Spectral Reconstruction for Under-Resolved Turbulence Measurements Using a Variational Cutoff Dissipation Model

TL;DR

This paper introduces a spectral model based on a variational principle that accurately reconstructs turbulent kinetic energy from under-resolved measurements, outperforming classical models and requiring minimal parameters.

Contribution

A novel spectral model derived from a variational principle that provides bounded support and superior TKE recovery without adjustable parameters beyond the Kolmogorov constant.

Findings

Achieves over 98% TKE recovery from truncated spectra

Accurately captures spectral rolloff in high-Reynolds-number turbulence

Outperforms classical models like Pao and Pope in spectral reconstruction

Abstract

This technical note addresses the challenge of accurate turbulence characterization using robust, bandwidth-limited sensors which fail to resolve the high-wavenumber dissipation range.
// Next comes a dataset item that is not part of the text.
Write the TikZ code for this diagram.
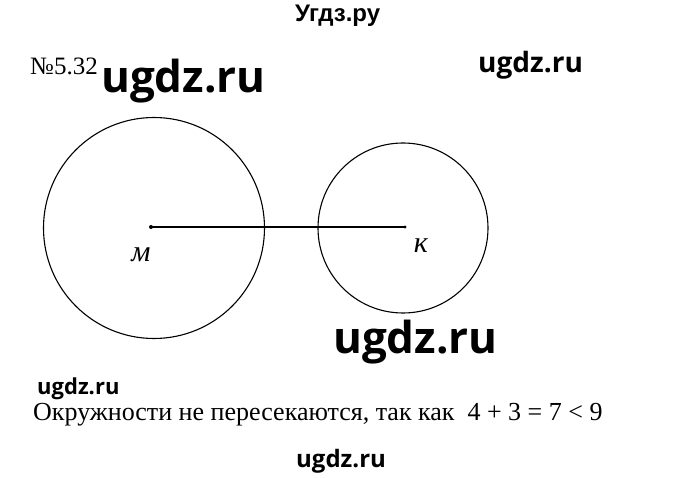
\documentclass[tikz,border=0pt]{standalone}
\usepackage{fontspec}
\setmainfont{Liberation Serif}
\newfontfamily\wmfont{Open Sans}
\newfontfamily\ttlfont{Liberation Sans}
\newfontfamily\serfont{Liberation Serif}
\begin{document}
\begin{tikzpicture}[x=1pt,y=-1pt,
  wm/.style={inner sep=0pt, anchor=base west},
  circ/.style={draw, line width=1.1pt},
  seg/.style={draw, line width=1.5pt},
  lbl/.style={font=\serfont\itshape\fontsize{30}{30}\selectfont, inner sep=0pt}]
\useasboundingbox (0,0) rectangle (680,478);
\fill[white] (0,0) rectangle (680,478);
% headings and watermarks
\node[wm, font=\ttlfont\bfseries\fontsize{24}{24}\selectfont] (title) at (295,22) {Угдз.ру};
\node[inner sep=0pt, anchor=base west, font=\serfont\fontsize{25}{25}\selectfont] (num) at (30,75) {№5.32};
\node[wm, font=\wmfont\bfseries\fontsize{44}{44}\selectfont] (w1) at (101,93) {ugdz.ru};
\node[wm, font=\wmfont\bfseries\fontsize{28}{28}\selectfont] (w2) at (478,73) {ugdz.ru};
\node[wm, font=\wmfont\bfseries\fontsize{44}{44}\selectfont] (w3) at (333,353) {ugdz.ru};
\node[wm, font=\wmfont\bfseries\fontsize{22}{22}\selectfont] (w4) at (37,394) {ugdz.ru};
\node[wm, font=\wmfont\bfseries\fontsize{24}{24}\selectfont] (w5) at (296,467) {ugdz.ru};
% circles
\node[circ, circle, minimum size=221pt, inner sep=0pt] (c1) at (154,228) {};
\node[circ, circle, minimum size=170pt, inner sep=0pt] (c2) at (403,228) {};
% centres and segment
\coordinate (M) at (151,227);
\coordinate (K) at (405,227);
\draw[seg] (M) -- (K);
\fill (M) circle (2pt);
\fill (K) circle (1.6pt);
\node[lbl] (lm) at (141,255) {м};
\node[lbl] (lk) at (421,246) {к};
% bottom text
\node[inner sep=0pt, anchor=base west, font=\serfont\fontsize{26}{26}\selectfont] (txt) at (33,420) {Окружности не пересекаются, так как\ \ 4 + 3 = 7 < 9};
\end{tikzpicture}
\end{document}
To correct the resulting underestimation of turbulent kinetic energy (TKE), a novel analytical spectral model is derived from a variational principle governing cascade resistance, yielding a Ginzburg-Landau domain wall solution. Unlike classical asymptotic decay formulations such as the Pao or Pope models, the proposed formulation features bounded spectral support with a hard energetic cutoff at the Kolmogorov wavenumber ($k_{\eta}$) and requires no adjustable parameters beyond the Kolmogorov constant ($C_K$). Validation against high-Reynolds-number experimental data confirms that the model accurately captures the spectral rolloff and achieves superior TKE recovery, restoring over 98\% of the variance from spectra truncated as early as $k\eta=0.15$, thereby offering a robust tool for industrial and aeroacoustic flow diagnostics.